Santangelo arrived from Los Angeles on Tuesday, vowing to support the strikers with as much as $500 a week in strike benefits. As the calls continued today, he repeatedly said he could end the strike.

"This can be over tomorrow," he said. "I guarantee you that if you sit down with me tomorrow or today, this thing can get done."

Few callers appeared to believe that.

'We are really bad’

One woman caller said the teachers, who went on strike in 2001, accepted what was offered, and suggested that the bus workers were wrong to dig in their heels. She noted that teachers make less than bus workers. Bus workers make between $15.26 and $21.17 an hour.

"Oh we’re so bad because we drive buses and make a decent living," Santangelo said. "Yeah, we are really bad people."

Then a bus driver called to tell Santangelo he did not support the strike. When another bus driver called to say she felt the same way, she was chastised by Santangelo — and by talk-show co-host Michael W. Perry, who said she had drunk too much caffeine.

"I want to say this to the people who are not walking the picket line: Shame on you," Santangelo said.

Local Teamsters president Mel Kahele was also in the studio, taking calls — and digs from callers — during the show.

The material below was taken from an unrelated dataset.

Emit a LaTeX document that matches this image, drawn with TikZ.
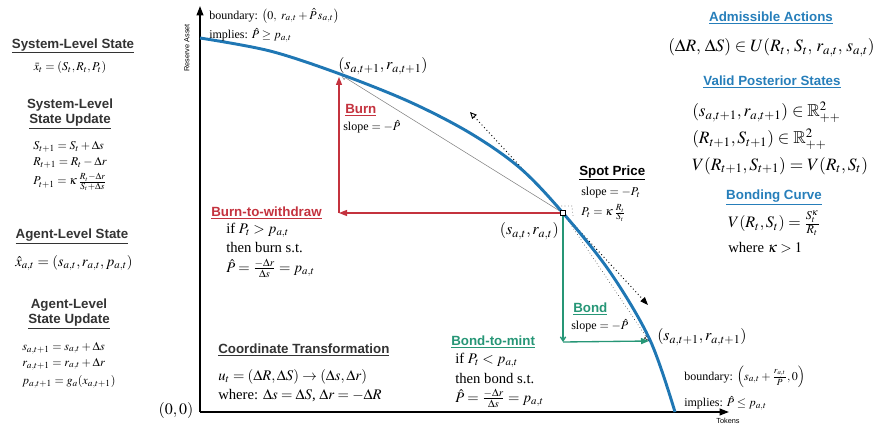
\documentclass[tikz,border=0pt]{standalone}
\usepackage{mathptmx}
\usepackage{amssymb}
\usepackage{fontspec}
\setmainfont{Liberation Serif}
\newfontfamily\hdfont{Liberation Sans}
\usetikzlibrary{arrows.meta}
\definecolor{cblue}{RGB}{31,119,180}
\definecolor{hblue}{RGB}{38,126,186}
\definecolor{cred}{RGB}{196,50,62}
\definecolor{cgreen}{RGB}{38,150,118}
\definecolor{hgray}{RGB}{51,51,51}
\begin{document}
\begin{tikzpicture}[x=0.75pt,y=-0.75pt,
  hd/.style={inner sep=0pt, text=hgray, font=\hdfont\bfseries\fontsize{10}{11.5}\selectfont},
  sm/.style={inner sep=0pt, font=\fontsize{9}{11}\selectfont},
  mid/.style={inner sep=0pt, font=\fontsize{11}{13}\selectfont},
  pt/.style={inner sep=0pt, font=\fontsize{12}{14}\selectfont},
  rc/.style={inner sep=0pt, font=\fontsize{13}{15}\selectfont},
  axl/.style={inner sep=0pt, font=\hdfont\fontsize{5.5}{6}\selectfont},
  axis/.style={line width=1.3pt, -{Triangle[length=7pt,width=5pt]}},
  curvestyle/.style={line width=2.2pt, cblue},
  redarr/.style={cred, line width=1pt, -{Triangle[length=6pt,width=4.5pt]}},
  greenarr/.style={cgreen, line width=1pt, -{Triangle[length=6pt,width=4.5pt]}},
  greenstub/.style={cgreen, line width=1pt, -{Straight Barb[length=3pt,width=4pt]}},
  chord/.style={line width=0.4pt, -{Triangle[open,length=4pt,width=4pt]}},
  tangent/.style={dotted, line width=0.7pt, {Triangle[open,length=5pt,width=4.5pt]}-{Triangle[length=6pt,width=4.5pt]}}
]
\useasboundingbox (0,0) rectangle (879,428);

% axes
\coordinate (O) at (200,412);
\coordinate (Ytop) at (200,6);
\coordinate (Xend) at (729,412);
\draw[axis] (O) -- (Ytop);
\draw[axis] (O) -- (Xend);
\node[axl, rotate=90] (ylab) at (187,48) {Reserve Asset};
\node[axl] (xlab) at (728,421) {Tokens};
\node[pt] (orig) at (176,410) {$(0,0)$};

% key points
\coordinate (A) at (563,213);
\coordinate (B) at (341,75);
\coordinate (C) at (649,341);
\coordinate (Rc) at (339,213);
\coordinate (Rt) at (339,77);
\coordinate (Gc) at (563,342);
\coordinate (T1) at (470,112);
\coordinate (T2) at (648,305);

% chords and tangent
\draw[chord, gray] (A) -- (B);
\draw[chord, dotted] (A) -- (C);
\draw[tangent] (T1) -- (T2);
\draw[dotted, gray!70!black, line width=0.5pt] (558,206) -- (572,206) -- (573,216);

% bonding curve
\draw[curvestyle] plot[smooth, tension=0.55] coordinates {(200,38) (270,51) (340,74) (410,102) (470,133) (520,168) (563,213) (610,272) (650,340) (675,412)};

% red burn path
\draw[redarr] (A) -- (Rc);
\draw[redarr] (Rc) -- (Rt);
% green bond path
\draw[greenstub] (A) -- (Gc);
\draw[greenarr] (Gc) -- (C);

\node[draw, fill=white, line width=0.8pt, minimum size=4pt, inner sep=0pt] (Am) at (A) {};

% left column
\node[hd] (h1) at (73,46) {\underline{System-Level State}};
\node[sm] (e1) at (70,68) {$\bar{x}_t=(S_t,R_t,P_t)$};
\node[hd, align=center] (h2) at (70,114) {System-Level\\\underline{State Update}};
\node[sm, anchor=west] (e2) at (33,147) {$S_{t+1}=S_t+\Delta s$};
\node[sm, anchor=west] (e3) at (33,163) {$R_{t+1}=R_t-\Delta r$};
\node[sm, anchor=west] (e4) at (33,182) {$P_{t+1}=\kappa\,\frac{R_t-\Delta r}{S_t+\Delta s}$};
\node[hd] (h3) at (72,236) {\underline{Agent-Level State}};
\node[mid, anchor=west] (e5) at (15,263) {$\hat{x}_{a,t}=(s_{a,t},r_{a,t},p_{a,t})$};
\node[hd, align=center] (h4) at (69,314) {Agent-Level\\\underline{State Update}};
\node[sm, anchor=west] (e6) at (22,348) {$s_{a,t+1}=s_{a,t}+\Delta s$};
\node[sm, anchor=west] (e7) at (22,364) {$r_{a,t+1}=r_{a,t}+\Delta r$};
\node[sm, anchor=west] (e8) at (22,382) {$p_{a,t+1}=g_a(x_{a,t+1})$};

% top middle
\node[sm, anchor=west] (bd1) at (209,16) {boundary: $\bigl(0,\ r_{a,t}+\hat P\, s_{a,t}\bigr)$};
\node[sm, anchor=west] (im1) at (209,35) {implies: $\hat P\geq p_{a,t}$};
\node[pt, anchor=west] (Blab) at (338,66) {$(s_{a,t+1},r_{a,t+1})$};
\node[hd, text=cred, anchor=west] (burn) at (345,110) {\underline{Burn}};
\node[sm, anchor=west] (bsl) at (343,127) {slope $=-\hat P$};

% burn to withdraw
\node[hd, text=cred, anchor=west] (btw) at (211,213) {\underline{Burn-to-withdraw}};
\node[mid, anchor=west] (btw1) at (226,230) {if $P_t>p_{a,t}$};
\node[mid, anchor=west] (btw2) at (226,248) {then burn s.t.};
\node[mid, anchor=west] (btw3) at (226,268) {$\hat P=\frac{-\Delta r}{\Delta s}=p_{a,t}$};

% spot price
\node[pt, anchor=east] (Alab) at (559,231) {$(s_{a,t},r_{a,t})$};
\node[hd, text=black, anchor=west] (spot) at (579,173) {\underline{Spot Price}};
\node[sm, anchor=west] (ssl) at (581,193) {slope $=-P_t$};
\node[sm, anchor=west] (spf) at (581,213) {$P_t=\kappa\,\frac{R_t}{S_t}$};

% bond
\node[hd, text=cgreen, anchor=west] (bond) at (573,309) {\underline{Bond}};
\node[sm, anchor=west] (bosl) at (571,326) {slope $=-\hat P$};
\node[pt, anchor=west] (Clab) at (657,337) {$(s_{a,t+1},r_{a,t+1})$};
\node[sm, anchor=west] (bd2) at (684,377) {boundary: $\left(s_{a,t}+\frac{r_{a,t}}{\hat P},0\right)$};
\node[sm, anchor=west] (im2) at (684,403) {implies: $\hat P\leq p_{a,t}$};

% bond to mint
\node[hd, text=cgreen, anchor=west] (btm) at (451,342) {\underline{Bond-to-mint}};
\node[mid, anchor=west] (btm1) at (455,360) {if $P_t<p_{a,t}$};
\node[mid, anchor=west] (btm2) at (455,379) {then bond s.t.};
\node[mid, anchor=west] (btm3) at (455,398) {$\hat P=\frac{-\Delta r}{\Delta s}=p_{a,t}$};

% coordinate transformation
\node[hd, anchor=west] (ct) at (218,350) {\underline{Coordinate Transformation}};
\node[mid, anchor=west] (ct1) at (218,377) {$u_t=(\Delta R,\Delta S)\rightarrow(\Delta s,\Delta r)$};
\node[mid, anchor=west] (ct2) at (218,396) {where: $\Delta s=\Delta S$, $\Delta r=-\Delta R$};

% right column
\node[hd, text=hblue] (adm) at (771,18) {\underline{Admissible Actions}};
\node[rc, anchor=west] (adm1) at (668,48) {$(\Delta R,\,\Delta S)\in U(R_t,\,S_t,\,r_{a,t},\,s_{a,t})$};
\node[hd, text=hblue] (vps) at (772,82) {\underline{Valid Posterior States}};
\node[rc, anchor=west] (vps1) at (692,112) {$(s_{a,t+1},r_{a,t+1})\in\mathbb{R}^2_{++}$};
\node[rc, anchor=west] (vps2) at (692,139) {$(R_{t+1},S_{t+1})\in\mathbb{R}^2_{++}$};
\node[rc, anchor=west] (vps3) at (692,166) {$V(R_{t+1},S_{t+1})=V(R_t,S_t)$};
\node[hd, text=hblue] (bc) at (774,197) {\underline{Bonding Curve}};
\node[pt, anchor=west] (bc1) at (728,223) {$V(R_t,S_t)=\frac{S_t^\kappa}{R_t}$};
\node[mid, anchor=west] (bc2) at (728,248) {where $\kappa>1$};
\end{tikzpicture}
\end{document}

He said OTS pushed the union to a strike and that the union contract offer was fair. But when the father of a bus driver grew angry over the strike vote, the conversation heated up once more.

"Why don’t you stop lying, brother?" Kahele said, his voice raised.

Shouts punctuate call

The very next caller, another bus driver not walking the picket line, attacked Kahele and the union. She said that union leaders changed key bargaining issues after the strike began.

Kahele shouted and she shouted back.

"Where you are getting that, I am not sure," Kahele said. "Maybe you should get out there and walk the line, sister."

Santangelo told listeners that he seen similar dissension during other strikes and other towns where the public support was not strong.

"We have a march tomorrow," he said. "Come out and join us."

With no talks scheduled, it is unclear what will happen next. After the show, Harris defended OTS, saying the company has made it clear it will return to labor talks "at a moment’s notice."

"Calling for returning to the table is completely disingenous," he said. "All they have to do is come back."

The public got a clear picture today of union politics, Harris said.

"I thought it was interesting that they had to fight off their own membership," Harris said of the union leaders.

"The membership was critical of their whole handling of the strike. They questioned their truthfulness."